Leave out the pictures and restate the rest of the data exactly.

* * * * *

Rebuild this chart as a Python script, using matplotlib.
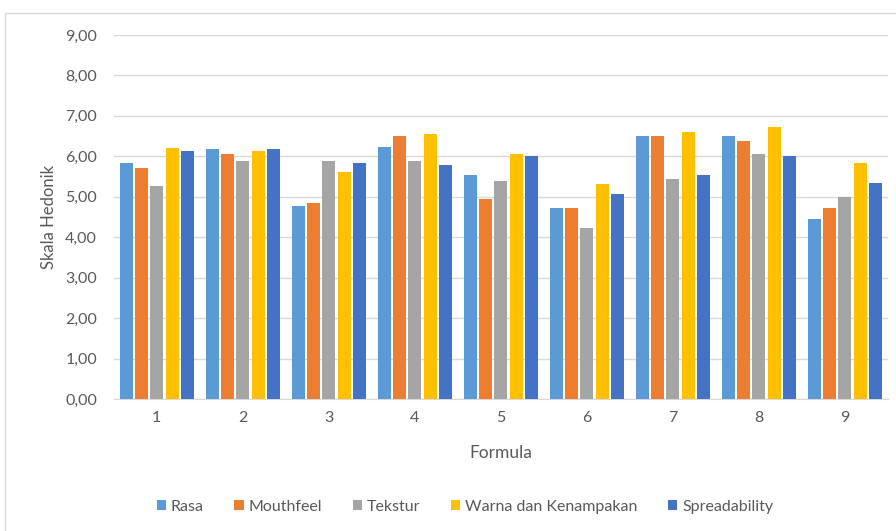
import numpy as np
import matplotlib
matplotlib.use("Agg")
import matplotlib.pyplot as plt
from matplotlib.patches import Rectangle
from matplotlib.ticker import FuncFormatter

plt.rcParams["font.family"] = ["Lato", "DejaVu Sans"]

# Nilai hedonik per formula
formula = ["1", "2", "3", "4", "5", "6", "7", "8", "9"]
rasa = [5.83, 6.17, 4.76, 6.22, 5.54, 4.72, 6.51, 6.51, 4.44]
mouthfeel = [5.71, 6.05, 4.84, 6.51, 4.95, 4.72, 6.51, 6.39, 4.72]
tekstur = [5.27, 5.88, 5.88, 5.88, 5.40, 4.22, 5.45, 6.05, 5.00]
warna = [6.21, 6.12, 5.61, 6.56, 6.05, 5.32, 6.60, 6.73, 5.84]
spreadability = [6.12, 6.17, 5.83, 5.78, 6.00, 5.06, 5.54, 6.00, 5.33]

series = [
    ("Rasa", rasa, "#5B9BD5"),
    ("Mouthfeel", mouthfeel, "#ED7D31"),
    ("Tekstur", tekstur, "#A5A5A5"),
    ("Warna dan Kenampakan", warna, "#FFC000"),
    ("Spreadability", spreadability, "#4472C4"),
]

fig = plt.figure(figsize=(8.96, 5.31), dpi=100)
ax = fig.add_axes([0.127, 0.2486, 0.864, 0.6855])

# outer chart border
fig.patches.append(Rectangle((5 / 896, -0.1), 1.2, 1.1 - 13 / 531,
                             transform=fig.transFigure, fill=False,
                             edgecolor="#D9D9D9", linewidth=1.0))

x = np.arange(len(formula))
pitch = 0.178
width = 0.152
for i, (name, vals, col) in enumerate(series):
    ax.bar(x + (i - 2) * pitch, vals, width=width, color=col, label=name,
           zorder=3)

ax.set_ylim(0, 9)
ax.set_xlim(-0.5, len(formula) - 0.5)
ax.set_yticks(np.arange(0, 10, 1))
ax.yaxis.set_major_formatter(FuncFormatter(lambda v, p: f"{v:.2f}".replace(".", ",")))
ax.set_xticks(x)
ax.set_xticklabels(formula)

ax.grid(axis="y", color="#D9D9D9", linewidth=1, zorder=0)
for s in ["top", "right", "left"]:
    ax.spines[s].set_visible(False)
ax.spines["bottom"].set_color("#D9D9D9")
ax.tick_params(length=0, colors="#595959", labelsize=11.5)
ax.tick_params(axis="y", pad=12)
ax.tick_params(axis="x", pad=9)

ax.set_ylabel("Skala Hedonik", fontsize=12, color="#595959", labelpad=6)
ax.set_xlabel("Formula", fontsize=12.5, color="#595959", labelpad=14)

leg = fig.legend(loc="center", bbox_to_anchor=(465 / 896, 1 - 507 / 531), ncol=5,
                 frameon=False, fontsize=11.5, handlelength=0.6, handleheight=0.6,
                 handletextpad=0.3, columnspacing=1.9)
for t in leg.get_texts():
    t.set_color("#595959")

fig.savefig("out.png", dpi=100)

* * * * *

Final answer:
Rebuild this chart as a Python script, using matplotlib.
import numpy as np
import matplotlib
matplotlib.use("Agg")
import matplotlib.pyplot as plt
from matplotlib.patches import Rectangle
from matplotlib.ticker import FuncFormatter

plt.rcParams["font.family"] = ["Lato", "DejaVu Sans"]

# Nilai hedonik per formula
formula = ["1", "2", "3", "4", "5", "6", "7", "8", "9"]
rasa = [5.83, 6.17, 4.76, 6.22, 5.54, 4.72, 6.51, 6.51, 4.44]
mouthfeel = [5.71, 6.05, 4.84, 6.51, 4.95, 4.72, 6.51, 6.39, 4.72]
tekstur = [5.27, 5.88, 5.88, 5.88, 5.40, 4.22, 5.45, 6.05, 5.00]
warna = [6.21, 6.12, 5.61, 6.56, 6.05, 5.32, 6.60, 6.73, 5.84]
spreadability = [6.12, 6.17, 5.83, 5.78, 6.00, 5.06, 5.54, 6.00, 5.33]

series = [
    ("Rasa", rasa, "#5B9BD5"),
    ("Mouthfeel", mouthfeel, "#ED7D31"),
    ("Tekstur", tekstur, "#A5A5A5"),
    ("Warna dan Kenampakan", warna, "#FFC000"),
    ("Spreadability", spreadability, "#4472C4"),
]

fig = plt.figure(figsize=(8.96, 5.31), dpi=100)
ax = fig.add_axes([0.127, 0.2486, 0.864, 0.6855])

# outer chart border
fig.patches.append(Rectangle((5 / 896, -0.1), 1.2, 1.1 - 13 / 531,
                             transform=fig.transFigure, fill=False,
                             edgecolor="#D9D9D9", linewidth=1.0))

x = np.arange(len(formula))
pitch = 0.178
width = 0.152
for i, (name, vals, col) in enumerate(series):
    ax.bar(x + (i - 2) * pitch, vals, width=width, color=col, label=name,
           zorder=3)

ax.set_ylim(0, 9)
ax.set_xlim(-0.5, len(formula) - 0.5)
ax.set_yticks(np.arange(0, 10, 1))
ax.yaxis.set_major_formatter(FuncFormatter(lambda v, p: f"{v:.2f}".replace(".", ",")))
ax.set_xticks(x)
ax.set_xticklabels(formula)

ax.grid(axis="y", color="#D9D9D9", linewidth=1, zorder=0)
for s in ["top", "right", "left"]:
    ax.spines[s].set_visible(False)
ax.spines["bottom"].set_color("#D9D9D9")
ax.tick_params(length=0, colors="#595959", labelsize=11.5)
ax.tick_params(axis="y", pad=12)
ax.tick_params(axis="x", pad=9)

ax.set_ylabel("Skala Hedonik", fontsize=12, color="#595959", labelpad=6)
ax.set_xlabel("Formula", fontsize=12.5, color="#595959", labelpad=14)

leg = fig.legend(loc="center", bbox_to_anchor=(465 / 896, 1 - 507 / 531), ncol=5,
                 frameon=False, fontsize=11.5, handlelength=0.6, handleheight=0.6,
                 handletextpad=0.3, columnspacing=1.9)
for t in leg.get_texts():
    t.set_color("#595959")

fig.savefig("out.png", dpi=100)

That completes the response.